Q: I have heard high-velocity .22 LR bullets are affected by crosswinds to a greater degree than bullets from standard-velocity rounds. This is claimed to be so even though the bullet is in the air for a shorter time and so is affected by the moving air for a shorter time. How can this be?
A: Many strange effects occur when an object nears and exceeds the speed of sound. In the case of .22 LR bullets, the important factor is the greatly increased air resistance at the speed of sound.
A standard-velocity .22 bullet started at a velocity of 1,145 fps takes 0.287 second to travel 100 yards. It could cover the same distance in 0.262 second in a vacuum. The resistance of air delays it 0.025 second. A high-velocity bullet at 1,335 fps muzzle velocity takes 0.259 second to cover the same distance. It could make the trip in 0.225 second in a vacuum, so its delay is 0.034, about 37 percent greater than the standard-velocity bullet.
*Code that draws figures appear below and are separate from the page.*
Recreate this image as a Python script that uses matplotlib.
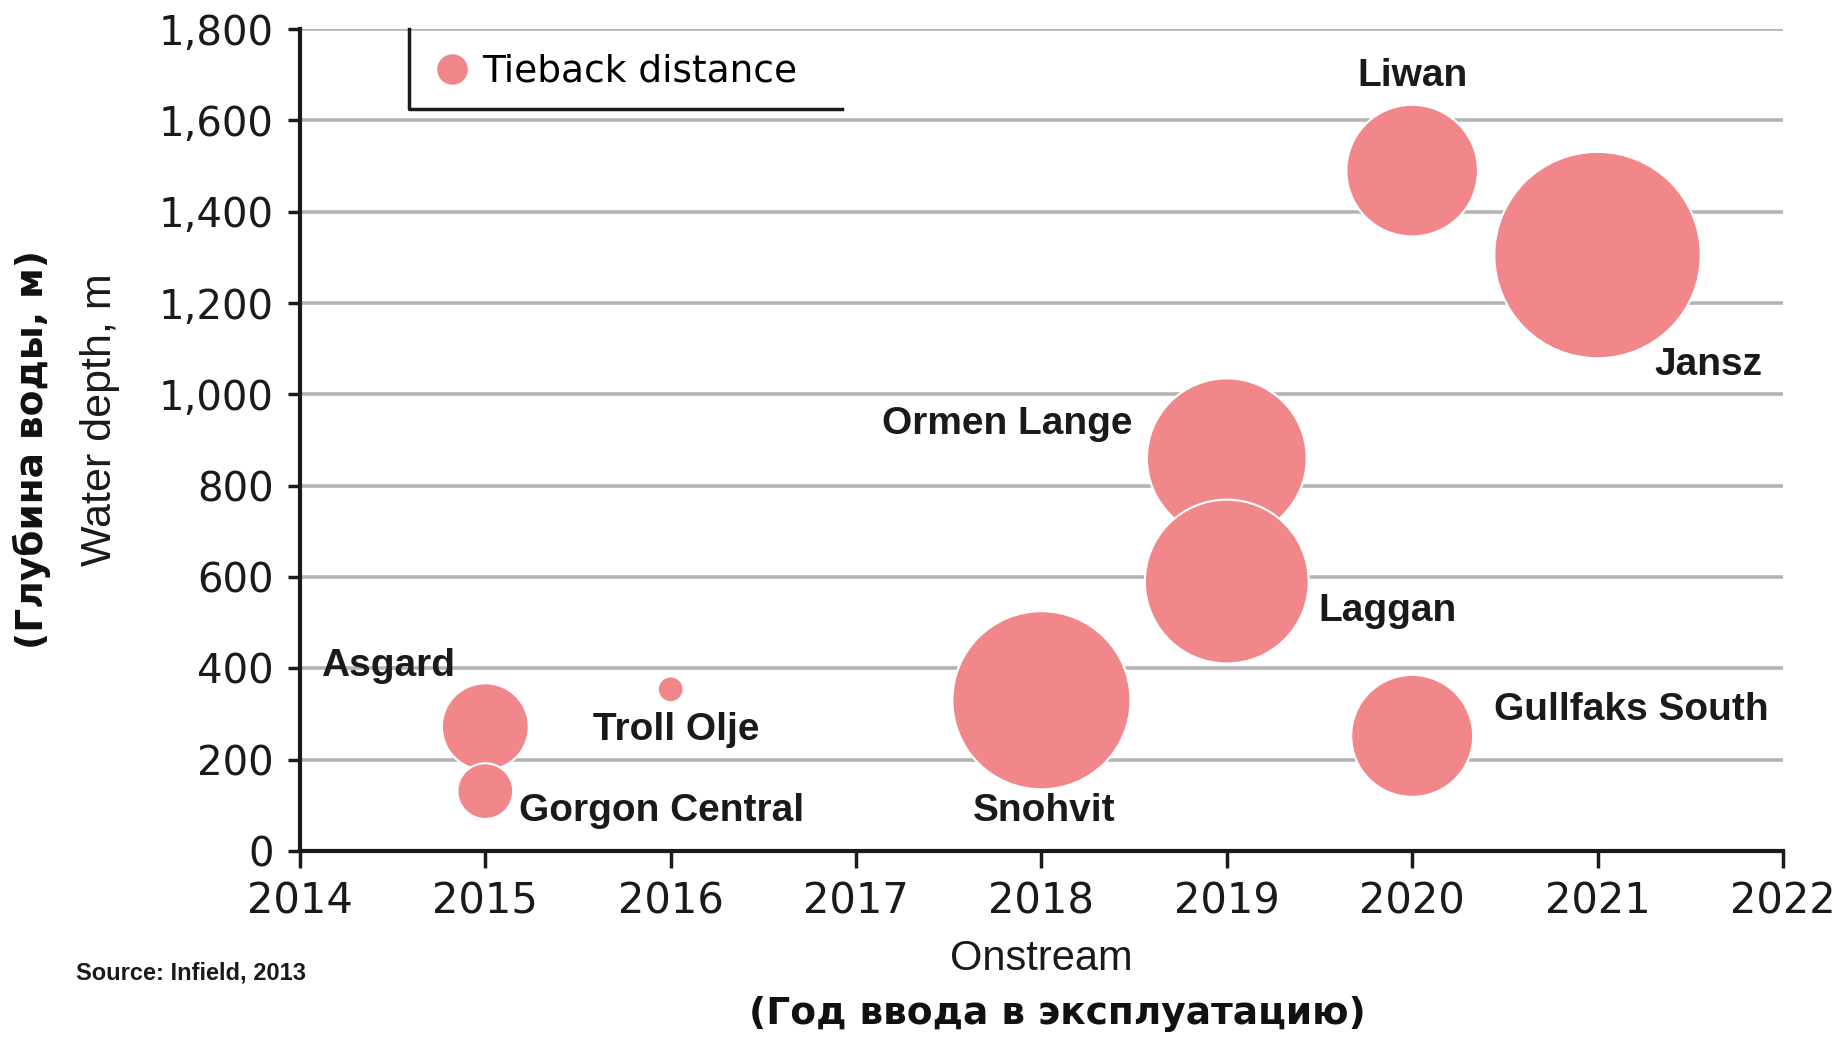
import matplotlib.pyplot as plt
import numpy as np
from matplotlib.lines import Line2D

# data
fields = ["Asgard", "Gorgon Central", "Troll Olje", "Snohvit", "Ormen Lange",
          "Laggan", "Gullfaks South", "Liwan", "Jansz"]
onstream = [2015, 2015, 2016, 2018, 2019, 2019, 2020, 2020, 2021]
depth_m = [272, 131, 354, 330, 860, 590, 252, 1490, 1305]
tieback_km = [34, 14, 3, 143, 115, 121, 67, 78, 192]

years = list(range(2014, 2023))
depth_ticks = list(range(0, 1801, 200))

# label offsets from bubble centre, in points
label_off = [(-70, 44), (127, -14), (4, -29), (2, -80), (-158, 25),
             (116, -21), (158, 19), (0, 68), (80, -79)]

bubble = "#f2878b"

fig = plt.figure(figsize=(18.39, 10.37), dpi=100)
ax = fig.add_axes([0.1631, 0.1794, 0.8064, 0.7926])

ax.set_xlim(2014, 2022)
ax.set_ylim(0, 1800)
ax.set_xticks(years)
ax.set_yticks(depth_ticks)
ax.set_yticklabels(["{:,}".format(v) for v in depth_ticks])

ax.grid(axis="y", color="#b4b4b4", linewidth=2.6, zorder=0)
ax.set_axisbelow(True)
for s in ["top", "right"]:
    ax.spines[s].set_visible(False)
for s in ["left", "bottom"]:
    ax.spines[s].set_linewidth(3)
    ax.spines[s].set_color("#1a1a1a")
    ax.spines[s].set_zorder(5)

ax.tick_params(axis="x", direction="out", length=12, width=2.5, pad=9,
               labelsize=30, colors="#1a1a1a")
ax.tick_params(axis="y", direction="out", length=9, width=2.5, pad=10,
               labelsize=29, colors="#1a1a1a")

sizes = np.array(tieback_km) * 115
ax.scatter(onstream, depth_m, s=sizes, color=bubble, edgecolor="white",
           linewidth=1.5, zorder=3)

for name, x, y, off in zip(fields, onstream, depth_m, label_off):
    ax.annotate(name, (x, y), xytext=off, textcoords="offset points",
                ha="center", va="center", fontsize=28, fontweight="bold",
                family="Liberation Sans", color="#1a1a1a", zorder=4)

# legend with the half frame
ax.plot([0.0735, 0.0735, 0.3655], [1.0, 0.9027, 0.9027], transform=ax.transAxes,
        color="#1a1a1a", linewidth=2.5, clip_on=False, zorder=6)
h = Line2D([], [], marker="o", linestyle="", markersize=22,
           markerfacecolor=bubble, markeredgecolor="none")
ax.legend([h], ["Tieback distance"], loc="center left",
          bbox_to_anchor=(0.080, 0.948), frameon=False, fontsize=27,
          handletextpad=0.3, borderaxespad=0, handlelength=1.0)

fig.text(0.0544, 0.595, "Water depth, m", rotation=90, ha="center", va="center",
         fontsize=31, family="Liberation Sans", color="#1a1a1a")
fig.text(0.566, 0.075, "Onstream", ha="center", va="center",
         fontsize=30, family="Liberation Sans", color="#1a1a1a")
fig.text(0.0414, 0.0617, "Source: Infield, 2013", ha="left", va="center",
         fontsize=17, fontweight="bold", family="Liberation Sans", color="#1a1a1a")

fig.text(0.0172, 0.567, "(Глубина воды, м)", rotation=90, ha="center", va="center",
         fontsize=27, fontweight="bold", family="DejaVu Sans", color="#111111")
fig.text(0.575, 0.022, "(Год ввода в эксплуатацию)", ha="center", va="center",
         fontsize=27, fontweight="bold", family="DejaVu Sans", color="#111111")

fig.savefig("out.png", dpi=100, facecolor="white")
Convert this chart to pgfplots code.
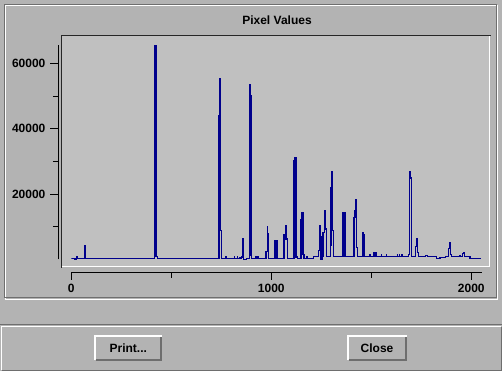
\documentclass[border=0pt]{standalone}
\usepackage{fontspec}
\setmainfont{Liberation Sans}
\usepackage{pgfplots}
\pgfplotsset{compat=1.18}
\definecolor{bg}{RGB}{179,179,179}
\definecolor{plotbg}{RGB}{192,192,192}
\definecolor{shadow}{RGB}{110,110,110}
\definecolor{navyline}{RGB}{0,0,140}
\pgfplotstableread{
ch val
0 300
18 100
24 800
28 300
65 4100
72 300
414 900
418 65535
425 900
429 300
738 43900
742 55200
747 8700
752 300
773 900
775 300
815 700
817 300
830 700
832 300
843 600
847 300
849 700
855 6200
862 0
877 300
889 1200
893 53400
897 50000
902 300
923 700
933 300
973 2500
979 9900
982 8000
987 300
1018 5600
1028 300
1063 7700
1070 10200
1073 6200
1080 300
1113 30100
1118 31000
1123 700
1131 300
1148 12300
1153 14200
1158 1500
1163 300
1177 800
1179 300
1209 900
1234 2800
1239 10200
1244 7100
1248 100
1253 900
1258 8300
1264 14800
1269 9300
1274 900
1295 4400
1298 22100
1302 27000
1307 8700
1312 900
1358 14200
1368 900
1413 12700
1418 14800
1423 18200
1427 3500
1432 900
1458 8300
1462 7700
1467 900
1493 1300
1495 900
1513 2200
1523 900
1549 1300
1551 900
1574 1300
1576 900
1630 1300
1632 900
1640 1300
1642 900
1652 1300
1654 900
1685 1500
1689 27000
1694 24900
1699 900
1722 3800
1727 6200
1732 2000
1737 900
1772 1100
1782 900
1827 300
1843 500
1872 900
1887 3200
1892 5000
1897 1500
1902 900
1939 1200
1947 900
1957 1900
1962 2200
1967 900
1977 800
1990 900
1993 300
2047 300
}\spectrum
\begin{document}
\begin{tikzpicture}
\begin{scope}[x=0.75pt,y=-0.75pt]
\useasboundingbox (0,0) rectangle (502,371);
\fill[bg] (0,0) rectangle (502,371);
% panel separators
\draw[shadow,line width=0.75pt] (0,324.8) -- (502,324.8);
\draw[white,line width=0.75pt] (1,370) -- (1,326.2) -- (501,326.2);
\draw[shadow,line width=0.75pt] (1.5,370) -- (501.3,370) -- (501.3,326.6);
% etched group frame
\draw[white,line width=0.75pt] (5.6,5.6) rectangle (497.5,299);
\draw[shadow,line width=0.75pt] (4.5,4.5) rectangle (496.3,297.8);
% title
\node[font=\bfseries\fontsize{9}{10.8}\selectfont] at (277,20) {Pixel Values};
% plot panel (sunken)
\fill[plotbg] (61,35) rectangle (490,267);
\draw[white,line width=1.1pt] (62,266.3) -- (489.6,266.3) -- (489.6,36);
\draw[black!85,line width=1.1pt] (490.8,35.5) -- (61.5,35.5) -- (61.5,267.5);
% buttons
\draw[white,line width=1.3pt] (94.8,360) -- (94.8,335.8) -- (161.5,335.8);
\draw[shadow,line width=1.3pt] (95.5,359.8) -- (161.3,359.8) -- (161.3,336.5);
\node[font=\bfseries\fontsize{9}{10.8}\selectfont] at (128.3,348) {Print...};
\draw[white,line width=1.3pt] (347.8,360) -- (347.8,335.8) -- (406.5,335.8);
\draw[shadow,line width=1.3pt] (348.5,359.8) -- (406.3,359.8) -- (406.3,336.5);
\node[font=\bfseries\fontsize{9}{10.8}\selectfont] at (377,348) {Close};
\end{scope}
% data axis
\begin{axis}[
  at={(53.475pt,-194.475pt)}, anchor=south west,
  scale only axis, width=307.8pt, height=160.65pt,
  xmin=0, xmax=2052, ymin=0, ymax=65600,
  hide axis]
\addplot[const plot, navyline, line width=0.9pt] table[x=ch,y=val] {\spectrum};
\end{axis}
% y axis
\begin{axis}[
  at={(44.1pt,-194.475pt)}, anchor=south west,
  scale only axis, width=1pt, height=160.65pt,
  xmin=0, xmax=1, ymin=0, ymax=65600,
  axis y line=left, axis x line=none,
  axis line style={-, line width=1pt, black},
  ytick={20000,40000,60000}, minor ytick={10000,30000,50000},
  scaled y ticks=false,
  tick align=outside, major tick length=6.5pt, minor tick length=4.5pt,
  tick style={line width=0.75pt, black},
  /pgf/number format/1000 sep={},
  /pgf/number format/assume math mode=true,
  yticklabel style={font=\bfseries\fontsize{9}{10.8}\selectfont}]
\end{axis}
% x axis
\begin{axis}[
  at={(53.475pt,-204.525pt)}, anchor=south west,
  scale only axis, width=307.8pt, height=1pt,
  xmin=0, xmax=2052, ymin=0, ymax=1,
  axis x line=bottom, axis y line=none,
  axis line style={-, line width=1pt, black},
  xtick={0,1000,2000}, minor xtick={500,1500},
  scaled x ticks=false,
  tick align=outside, major tick length=5.25pt, minor tick length=3.75pt,
  tick style={line width=0.75pt, black},
  /pgf/number format/1000 sep={},
  /pgf/number format/assume math mode=true,
  xticklabel style={font=\bfseries\fontsize{9}{10.8}\selectfont}]
\end{axis}
\end{tikzpicture}
\end{document}
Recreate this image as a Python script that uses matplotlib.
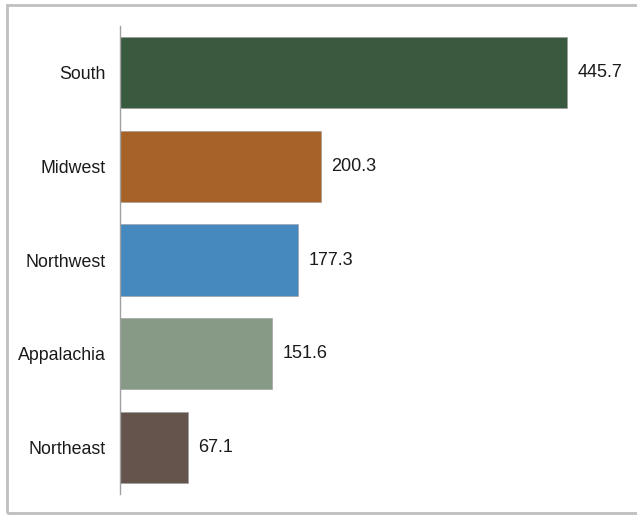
import matplotlib.pyplot as plt
from matplotlib.patches import Rectangle

regions = ["South", "Midwest", "Northwest", "Appalachia", "Northeast"]
values = [445.7, 200.3, 177.3, 151.6, 67.1]
colors = ["#395A3F", "#A76327", "#4589BF", "#879A86", "#64544B"]

plt.rcParams['font.family'] = ['Liberation Sans', 'DejaVu Sans']

fig = plt.figure(figsize=(6.37, 5.16), dpi=100)
ax = fig.add_axes([0.189, 0.042, 0.787, 0.908])

y_pos = list(range(len(regions)))
ax.barh(y_pos, values, height=0.76, color=colors, edgecolor="#9a9a9a", linewidth=0.4)
for y, v in zip(y_pos, values):
	ax.text(v + 10, y, f"{v:.1f}", va="center", ha="left", fontsize=13, color="#1a1a1a")

ax.set_yticks(y_pos)
ax.set_yticklabels(regions, fontsize=12.8, color="#1a1a1a")
ax.tick_params(axis="y", length=0, pad=10.5)
ax.set_xticks([])
ax.set_xlim(0, 500)
ax.set_ylim(4.5, -0.5)
for side in ["top", "right", "bottom"]:
	ax.spines[side].set_visible(False)
ax.spines["left"].set_color("#a0a0a0")
ax.spines["left"].set_linewidth(1)

# outer frame round the chart, right side runs off the edge
fig.patches.append(Rectangle((0.011, 0.005), 1.0, 0.986, transform=fig.transFigure,
	fill=False, edgecolor="#bfbfbf", linewidth=2))

plt.savefig("out.png")
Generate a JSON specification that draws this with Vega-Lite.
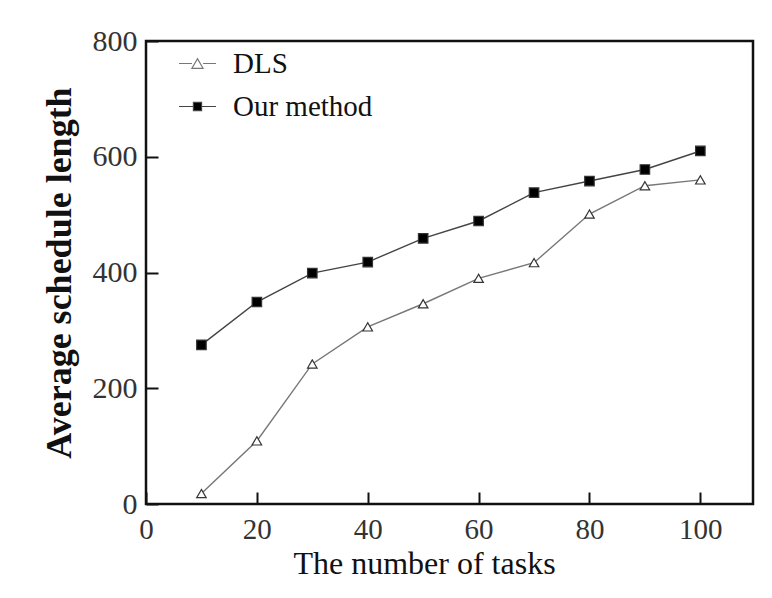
{
  "$schema": "https://vega.github.io/schema/vega-lite/v6.json",
  "width": 607,
  "height": 463,
  "autosize": {"type": "none"},
  "padding": {"left": 146, "top": 41, "right": 19, "bottom": 94},
  "background": "white",
  "config": {
    "view": {"stroke": "#111", "strokeWidth": 2.5, "fill": "transparent"},
    "font": "Liberation Serif",
    "axis": {
      "grid": false,
      "domain": false,
      "ticks": true,
      "zindex": 1,
      "tickWidth": 2,
      "tickOpacity": 1,
      "tickColor": "#111111",
      "labelFont": "Liberation Serif",
      "labelColor": "#333",
      "titleFont": "Liberation Serif",
      "titleColor": "#111"
    }
  },
  "data": {
    "values": [
      {"tasks": 10, "series": "DLS", "length": 18},
      {"tasks": 20, "series": "DLS", "length": 109},
      {"tasks": 30, "series": "DLS", "length": 242},
      {"tasks": 40, "series": "DLS", "length": 306},
      {"tasks": 50, "series": "DLS", "length": 346},
      {"tasks": 60, "series": "DLS", "length": 390},
      {"tasks": 70, "series": "DLS", "length": 417},
      {"tasks": 80, "series": "DLS", "length": 501},
      {"tasks": 90, "series": "DLS", "length": 550},
      {"tasks": 100, "series": "DLS", "length": 560},
      {"tasks": 10, "series": "Our method", "length": 275},
      {"tasks": 20, "series": "Our method", "length": 349},
      {"tasks": 30, "series": "Our method", "length": 399},
      {"tasks": 40, "series": "Our method", "length": 418},
      {"tasks": 50, "series": "Our method", "length": 459},
      {"tasks": 60, "series": "Our method", "length": 489},
      {"tasks": 70, "series": "Our method", "length": 538},
      {"tasks": 80, "series": "Our method", "length": 558},
      {"tasks": 90, "series": "Our method", "length": 578},
      {"tasks": 100, "series": "Our method", "length": 610}
    ]
  },
  "encoding": {
    "x": {
      "field": "tasks",
      "type": "quantitative",
      "scale": {"domain": [0, 109.5], "nice": false, "zero": false},
      "axis": {
        "values": [0, 20, 40, 60, 80, 100],
        "ticks": true,
        "offset": -12,
        "tickSize": 12,
        "tickColor": "#111111",
        "tickWidth": 2,
        "title": "The number of tasks",
        "titleFontSize": 32,
        "titleFontWeight": "normal",
        "titlePadding": 4,
        "titleX": 278,
        "labelFontSize": 29,
        "labelPadding": 11,
        "labelFlush": false,
        "labelOverlap": false
      }
    },
    "y": {
      "field": "length",
      "type": "quantitative",
      "scale": {"domain": [0, 800], "nice": false},
      "axis": {
        "values": [0, 200, 400, 600, 800],
        "ticks": true,
        "offset": -12,
        "tickSize": 12,
        "tickColor": "#111111",
        "tickWidth": 2,
        "title": "Average schedule length",
        "titleFontSize": 36,
        "titleFontWeight": "bold",
        "titlePadding": 14,
        "labelFontSize": 30,
        "labelPadding": 9,
        "labelFlush": false,
        "labelOverlap": false
      }
    }
  },
  "layer": [
    {
      "mark": {"type": "line", "strokeWidth": 1.4},
      "encoding": {
        "color": {
          "field": "series",
          "type": "nominal",
          "scale": {"domain": ["DLS", "Our method"], "range": ["#777777", "#444444"]},
          "legend": {
            "title": null,
            "orient": "none",
            "legendX": 32,
            "legendY": 3,
            "symbolSize": 1369,
            "symbolStrokeWidth": 1.2,
            "labelFontSize": 29,
            "labelFont": "Liberation Serif",
            "labelColor": "#111",
            "labelOffset": 16,
            "rowPadding": 8,
            "encode": {
              "symbols": {
                "update": {
                  "shape": {"signal": "datum.value === 'DLS' ? 'M-1,0H-0.3M0.3,0H1M-0.3,0.26L0,-0.26L0.3,0.26Z' : 'M-1,0H-0.22M0.22,0H1M-0.22,-0.22H0.22V0.22H-0.22Z'"},
                  "fill": {"signal": "datum.value === 'DLS' ? 'white' : 'black'"},
                  "opacity": {"value": 1}
                }
              }
            }
          }
        }
      }
    },
    {
      "mark": {"type": "point", "filled": true, "size": 90, "strokeWidth": 1.2, "stroke": "#333333", "opacity": 1},
      "encoding": {
        "shape": {
          "condition": {"test": "datum.series === 'DLS'", "value": "triangle-up"},
          "value": "square"
        },
        "fill": {
          "condition": {"test": "datum.series === 'DLS'", "value": "white"},
          "value": "black"
        }
      }
    }
  ]
}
Accordingly, wind deflection is also about 37 percent greater.
This effect, which is pretty well limited to the .22 rimfires, occurs because air resistance increases at a very rapid rate near the speed of sound. Centerfire rifle rounds aren't affected so much because, although air resistance always increases with increased velocity, the rate of increase isn't as steep once the sound barrier has been broken.